GDP growth is on track to lift towards 3% in 2018 which would be in line with the Reserve Bank’s forecasts. There are clear growth drivers emerging – the mining investment downturn is nearly complete, non-mining business investment is lifting (predominately in the services space) and public infrastructure spending is surging thanks to elevated state budget surpluses (in NSW and Vic), asset sales and the Federal Government’s commitment to boost infrastructure projects. Net export growth should remain solid thanks to strong global growth and the completion of resource projects.

These drivers should be sufficient to offset slowing housing construction and weak consumer spending. However, the risks around consumer spending need to be watched closely.

So far, moderate GDP growth has not been enough to produce the desired pick-up in inflation or wages growth. Numerous businesses are under pressure to keep costs competitive particularly in the retail, food, insurance and communications areas.
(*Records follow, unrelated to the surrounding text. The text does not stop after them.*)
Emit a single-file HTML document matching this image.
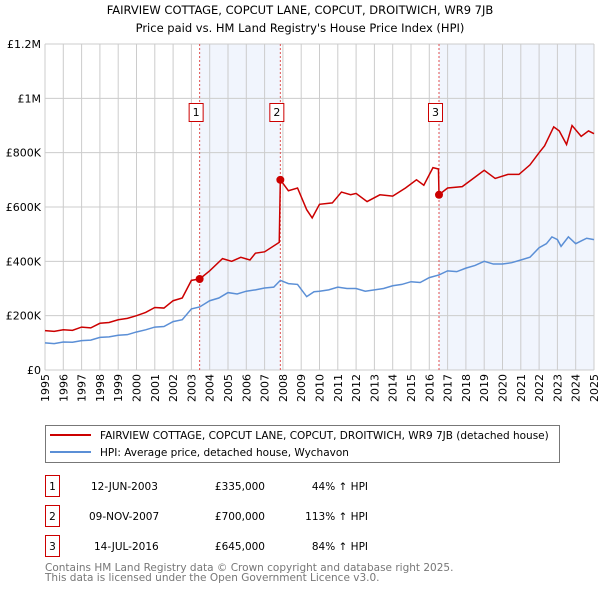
<!DOCTYPE html>
<html><head><meta charset="utf-8"><style>
body{margin:0;width:600px;height:590px;background:#fff;font-family:"DejaVu Sans","Liberation Sans",sans-serif;overflow:hidden;position:relative}
svg text{font-family:"DejaVu Sans","Liberation Sans",sans-serif}
</style></head><body>
<svg width="600" height="590" style="position:absolute;left:0;top:0">
<g id="bands"></g><g id="grid"></g><g id="axes"></g><g id="vlines"></g><g id="series"></g><g id="markers"></g>
<text x="300" y="14" text-anchor="middle" font-size="11.5">FAIRVIEW COTTAGE, COPCUT LANE, COPCUT, DROITWICH, WR9 7JB</text>
<text x="300" y="32" text-anchor="middle" font-size="11.5">Price paid vs. HM Land Registry's House Price Index (HPI)</text>
<rect x="45.5" y="425.5" width="514" height="37" fill="#fff" stroke="#777"/>
<line x1="50" y1="435" x2="91" y2="435" stroke="#cc0000" stroke-width="2"/>
<text x="100" y="439" font-size="10.5">FAIRVIEW COTTAGE, COPCUT LANE, COPCUT, DROITWICH, WR9 7JB (detached house)</text>
<line x1="50" y1="452" x2="91" y2="452" stroke="#5b8fd6" stroke-width="2"/>
<text x="100" y="456" font-size="10.5">HPI: Average price, detached house, Wychavon</text>
<g font-size="10.5">
<rect x="45.5" y="475.5" width="14" height="21" fill="#fff" stroke="#cc0000"/><text x="52.5" y="490" text-anchor="middle">1</text>
<text x="91" y="490">12-JUN-2003</text><text x="265" y="490" text-anchor="end">£335,000</text><text x="368" y="490" text-anchor="end">44% ↑ HPI</text>
<rect x="45.5" y="505.5" width="14" height="21" fill="#fff" stroke="#cc0000"/><text x="52.5" y="520" text-anchor="middle">2</text>
<text x="89" y="520">09-NOV-2007</text><text x="265" y="520" text-anchor="end">£700,000</text><text x="368" y="520" text-anchor="end">113% ↑ HPI</text>
<rect x="45.5" y="535.5" width="14" height="21" fill="#fff" stroke="#cc0000"/><text x="52.5" y="550" text-anchor="middle">3</text>
<text x="94" y="550">14-JUL-2016</text><text x="265" y="550" text-anchor="end">£645,000</text><text x="368" y="550" text-anchor="end">84% ↑ HPI</text>
</g>
<text x="45" y="571" font-size="10.5" fill="#777">Contains HM Land Registry data © Crown copyright and database right 2025.</text>
<text x="45" y="581" font-size="10.5" fill="#777">This data is licensed under the Open Government Licence v3.0.</text>
</svg>
<script>
const yTicks=[0,200000,400000,600000,800000,1000000,1200000];
const yTickLabels=["£0","£200K","£400K","£600K","£800K","£1M","£1.2M"];
const xYears=[1995,1996,1997,1998,1999,2000,2001,2002,2003,2004,2005,2006,2007,2008,2009,2010,2011,2012,2013,2014,2015,2016,2017,2018,2019,2020,2021,2022,2023,2024,2025];
const saleDates=[2003.45,2007.86,2016.53];
const salePrices=[335000,700000,645000];
const saleLabels=["1","2","3"];
const hpiT=[1995,1995.5,1996,1996.5,1997,1997.5,1998,1998.5,1999,1999.5,2000,2000.5,2001,2001.5,2002,2002.5,2003,2003.45,2004,2004.5,2005,2005.5,2006,2006.5,2007,2007.5,2007.86,2008.3,2008.8,2009.3,2009.7,2010,2010.5,2011,2011.5,2012,2012.5,2013,2013.5,2014,2014.5,2015,2015.5,2016,2016.53,2017,2017.5,2018,2018.5,2019,2019.5,2020,2020.5,2021,2021.5,2022,2022.4,2022.7,2023,2023.2,2023.6,2024,2024.3,2024.6,2025];
const hpiV=[100,97,103,102,108,110,120,122,128,130,140,148,158,160,178,185,225,232,255,265,285,280,290,295,302,305,330,318,315,270,288,290,295,305,300,300,290,295,300,310,315,325,322,340,350,365,362,375,385,400,390,390,395,405,415,450,465,490,480,455,490,465,475,485,480];
const redT=[1995,1995.5,1996,1996.5,1997,1997.5,1998,1998.5,1999,1999.5,2000,2000.5,2001,2001.5,2002,2002.5,2003,2003.45,2004,2004.7,2005.2,2005.7,2006.2,2006.5,2007,2007.8,2007.86,2008.3,2008.8,2009.3,2009.6,2010,2010.7,2011.2,2011.7,2012,2012.6,2013.3,2014,2014.7,2015.3,2015.7,2016.2,2016.5,2016.53,2017,2017.8,2018.5,2019,2019.6,2020.3,2020.9,2021.5,2022,2022.3,2022.8,2023.1,2023.5,2023.8,2024.3,2024.7,2025];
const redV=[145,142,148,146,158,155,172,175,185,190,200,212,230,228,255,265,330,335,365,410,400,415,405,430,435,470,700,660,670,590,560,610,615,655,645,650,620,645,640,670,700,680,745,740,645,670,675,710,735,705,720,720,755,800,825,895,880,830,900,860,880,870];
const L=45,R=594,T=44,B=370;
const xs=y=>L+(y-1995)/30*(R-L), ys=v=>B-v/1200000*(B-T);
const NS="http://www.w3.org/2000/svg";
function mk(p,tag,a){const e=document.createElementNS(NS,tag);for(const k in a)e.setAttribute(k,a[k]);document.getElementById(p).appendChild(e);return e;}
let e;
e=mk("bands","rect",{x:xs(saleDates[0]),y:T,width:xs(saleDates[1])-xs(saleDates[0]),height:B-T,fill:"#eef3fc",opacity:0.8});


e=mk("bands","rect",{x:xs(saleDates[2]),y:T,width:xs(2025)-xs(saleDates[2]),height:B-T,fill:"#eef3fc",opacity:0.8});


yTicks.forEach((v,i)=>{
 e=mk("grid","line",{x1:L,x2:R,y1:ys(v),y2:ys(v),stroke:"#ccc"});
 
 
 e=mk("axes","text",{x:L-4,y:ys(v)+4,"text-anchor":"end","font-size":"11"});
 e.textContent=yTickLabels[i];
 
 
});
xYears.forEach(yr=>{
 e=mk("grid","line",{x1:xs(yr),x2:xs(yr),y1:T,y2:B,stroke:"#ccc"});
 
 
 const x=xs(yr)+4, y=B+4;
 e=mk("axes","text",{x:x,y:y,"text-anchor":"end","font-size":"11",transform:"rotate(-90 "+x+" "+y+")"});
 e.textContent=yr;
 
 
});
saleDates.forEach((d,i)=>{
 e=mk("vlines","line",{x1:xs(d),x2:xs(d),y1:T,y2:B,stroke:"#e05050","stroke-dasharray":"2,2","stroke-width":1});
 
 
 e=mk("vlines","rect",{x:xs(d)-10.5,y:103.5,width:14,height:18,fill:"#fff",stroke:"#cc0000"});
 
 
 e=mk("vlines","text",{x:xs(d)-3.5,y:116,"text-anchor":"middle","font-size":"11"});
 e.textContent=saleLabels[i];
 
 
});
e=mk("series","polyline",{points:hpiT.map((t,i)=>xs(t)+","+ys(hpiV[i]*1000)).join(" "),fill:"none",stroke:"#5b8fd6","stroke-width":1.5});


e=mk("series","polyline",{points:redT.map((t,i)=>xs(t)+","+ys(redV[i]*1000)).join(" "),fill:"none",stroke:"#cc0000","stroke-width":1.5});


saleDates.forEach((d,i)=>{
 e=mk("markers","circle",{cx:xs(d),cy:ys(salePrices[i]),r:4,fill:"#cc0000"});
 
 
});
</script>
</body></html>
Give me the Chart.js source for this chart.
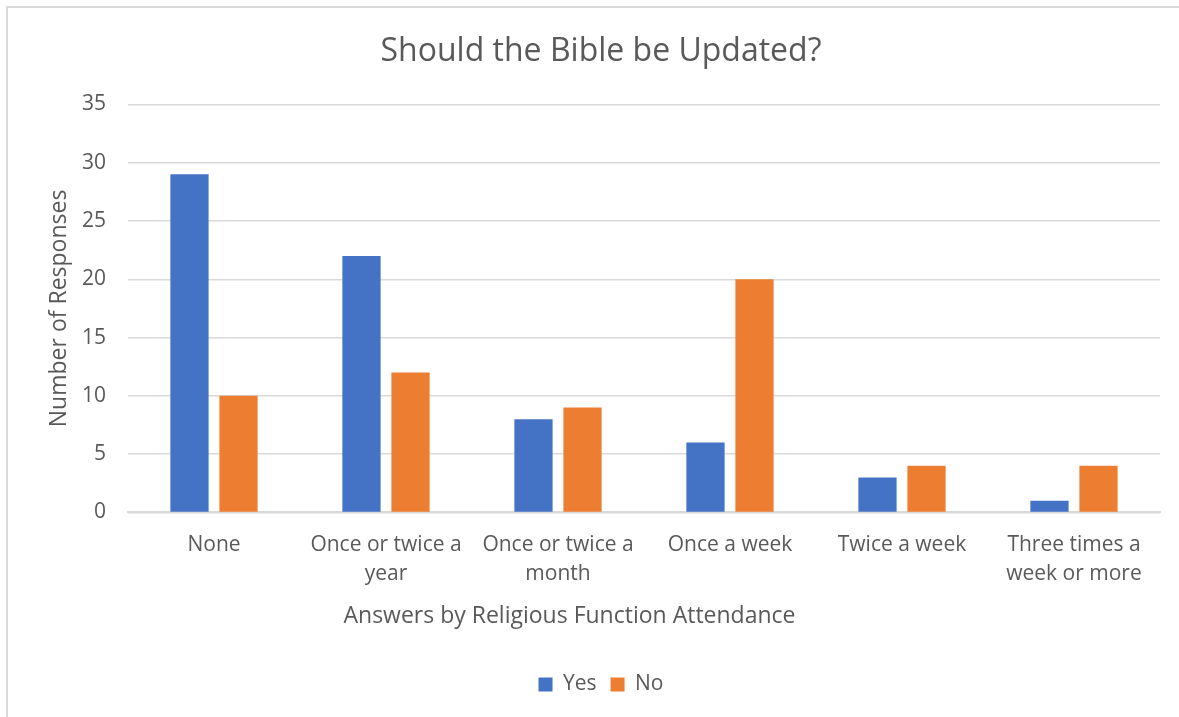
<!DOCTYPE html>
<html>
<head>
<meta charset="utf-8">
<script src="https://cdn.jsdelivr.net/npm/chart.js@4"></script>
<style>
  html, body { margin: 0; padding: 0; background: #fff; }
  #frame { position: absolute; left: 6px; top: 6px; width: 1173px; height: 711px;
           border-left: 2px solid #d9d9d9; border-top: 2px solid #d9d9d9; box-sizing: border-box; }
  #wrap { position: absolute; left: 0; top: 0; width: 1179px; height: 717px; }
</style>
</head>
<body>
<div id="frame"></div>
<div id="wrap"><canvas id="myChart"></canvas></div>
<script>
// data
var categorias = [["None"], ["Once or twice a", "year"], ["Once or twice a", "month"],
                  ["Once a week"], ["Twice a week"], ["Three times a", "week or more"]];
var yes = [29, 22, 8, 6, 3, 1];
var no = [10, 12, 9, 20, 4, 4];
var yTicks = [0, 5, 10, 15, 20, 25, 30, 35];
var xAxisTitle = "Answers by Religious Function Attendance";

Chart.defaults.font.family = "'Open Sans', sans-serif";
Chart.defaults.color = "#595959";

// the x title sits a bit left of the plot centre in the original, so it is drawn by hand
const xTitlePlugin = {
  id: "xTitle",
  afterDraw(chart) {
    const ctx = chart.ctx, sx = chart.scales.x;
    ctx.save();
    ctx.font = "23px 'Open Sans', sans-serif";
    ctx.fillStyle = "#595959";
    ctx.textAlign = "center";
    ctx.textBaseline = "middle";
    ctx.fillText(xAxisTitle, chart.width / 2 - 20, sx.bottom - 30 - 14);
    ctx.restore();
  }
};

function createBarGraph(labels, val1, val2) {
  let barChart = new Chart("myChart", {
    type: "bar",
    data: {
      labels: labels,
      datasets: [
        { label: "Yes", data: val1, backgroundColor: "#4472C4" },
        { label: "No", data: val2, backgroundColor: "#ED7D31" }
      ]
    },
    plugins: [xTitlePlugin],
    options: {
      responsive: true,
      maintainAspectRatio: false,
      animation: false,
      layout: { padding: { left: 42, right: 19, top: 33, bottom: 12 } },
      datasets: { bar: { categoryPercentage: 0.57, barPercentage: 0.78 } },
      plugins: {
        title: {
          display: true, text: "Should the Bible be Updated?",
          font: { size: 32, weight: "normal" }, color: "#595959",
          padding: { top: 0, bottom: 33 }
        },
        legend: {
          position: "bottom",
          labels: { boxWidth: 14, boxHeight: 14, font: { size: 21 }, padding: 14 }
        },
        tooltip: { enabled: false }
      },
      scales: {
        x: {
          grid: { display: false },
          border: { color: "#d9d9d9", width: 2 },
          ticks: { font: { size: 21, lineHeight: 1.38 }, maxRotation: 0, padding: 10 },
          afterFit: function (axis) { axis.height += 4 + 27.6 + 30; }
        },
        y: {
          min: 0, max: 35,
          afterBuildTicks: function (axis) { axis.ticks = yTicks.map(v => ({ value: v })); },
          afterFit: function (axis) { axis.width = 86; },
          grid: { color: "#d9d9d9", lineWidth: 1.5, drawTicks: false },
          border: { display: false },
          ticks: { font: { size: 21 }, padding: 22 },
          title: { display: true, text: "Number of Responses", font: { size: 23 }, padding: { bottom: 4 } }
        }
      }
    }
  });
}

createBarGraph(categorias, yes, no);
</script>
</body>
</html>
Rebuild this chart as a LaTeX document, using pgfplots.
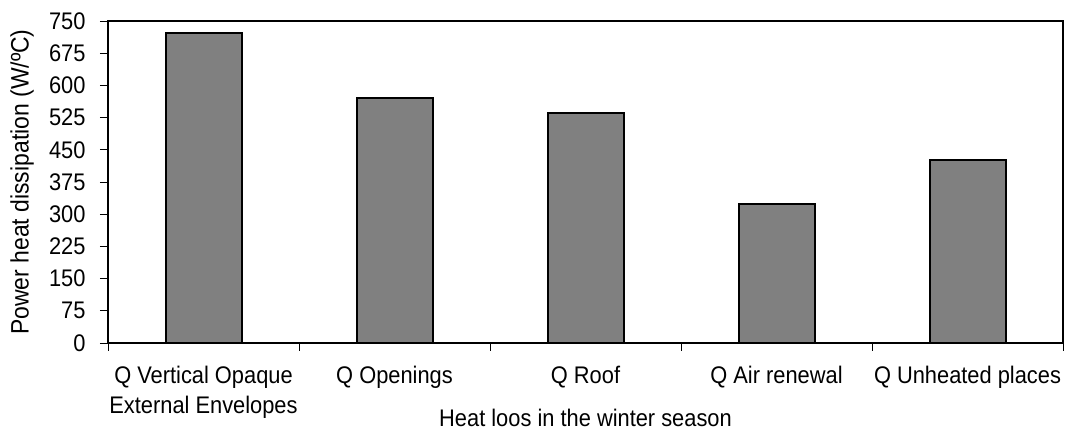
\documentclass[border=0pt]{standalone}
\usepackage{pgfplots}
\pgfplotsset{compat=1.18}
\usetikzlibrary{calc}
\usepackage{fontspec}
\setmainfont{Liberation Sans}[FakeStretch=0.91]
\definecolor{barGray}{RGB}{128,128,128}

\begin{document}
\begin{tikzpicture}[font=\fontsize{24}{30}\selectfont]
\begin{axis}[
  scale only axis,
  width=955pt, height=322pt,
  ybar, bar width=76pt,
  xmin=-0.5, xmax=4.5,
  ymin=0, ymax=750,
  ytick={0,75,...,750},
  xtick={0,...,4},
  xticklabels={{Q Vertical Opaque\\External Envelopes},{Q Openings},{Q Roof},{Q Air renewal},{Q Unheated places}},
  minor xtick={-0.5,0.5,...,4.5},
  major x tick style={draw=none},
  tick align=outside,
  xtick pos=bottom, ytick pos=left,
  major tick length=8pt, minor tick length=8pt,
  tick style={black, line width=0.8pt},
  axis line style={line width=1.3pt},
  xticklabel style={align=center, yshift=-12pt},
  yticklabel style={xshift=-11pt},
  /pgf/number format/assume math mode=true,
  ylabel={Power heat dissipation (W/ºC)},
  xlabel={Heat loos in the winter season},
  ylabel style={at={(axis description cs:0,0.5)}, anchor=center, yshift=86pt,
    font=\fontsize{25.2}{30}\selectfont},
  xlabel style={at={(axis description cs:0.5,0)}, anchor=center, yshift=-75pt},
]
\addplot[fill=barGray, draw=black, line width=2pt] coordinates
  {(0,721) (1,571) (2,535) (3,324) (4,426)};
\end{axis}
\path[use as bounding box] ($(current axis.south west)+(-108pt,-95pt)$) rectangle ($(current axis.north east)+(5pt,21pt)$);
\end{tikzpicture}
\end{document}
High levels of underemployment are continuing to weigh on wages growth and various business surveys indicate that labour costs are still expected to remain low, so wages growth is expected to stay subdued for a while yet. While the price and wage outlook remains subdued and the risks remain significant around the consumer, it is difficult to see a near-term RBA rate hike. So we remain of the view that the RBA won’t start raising interest rates until late next year at the earliest.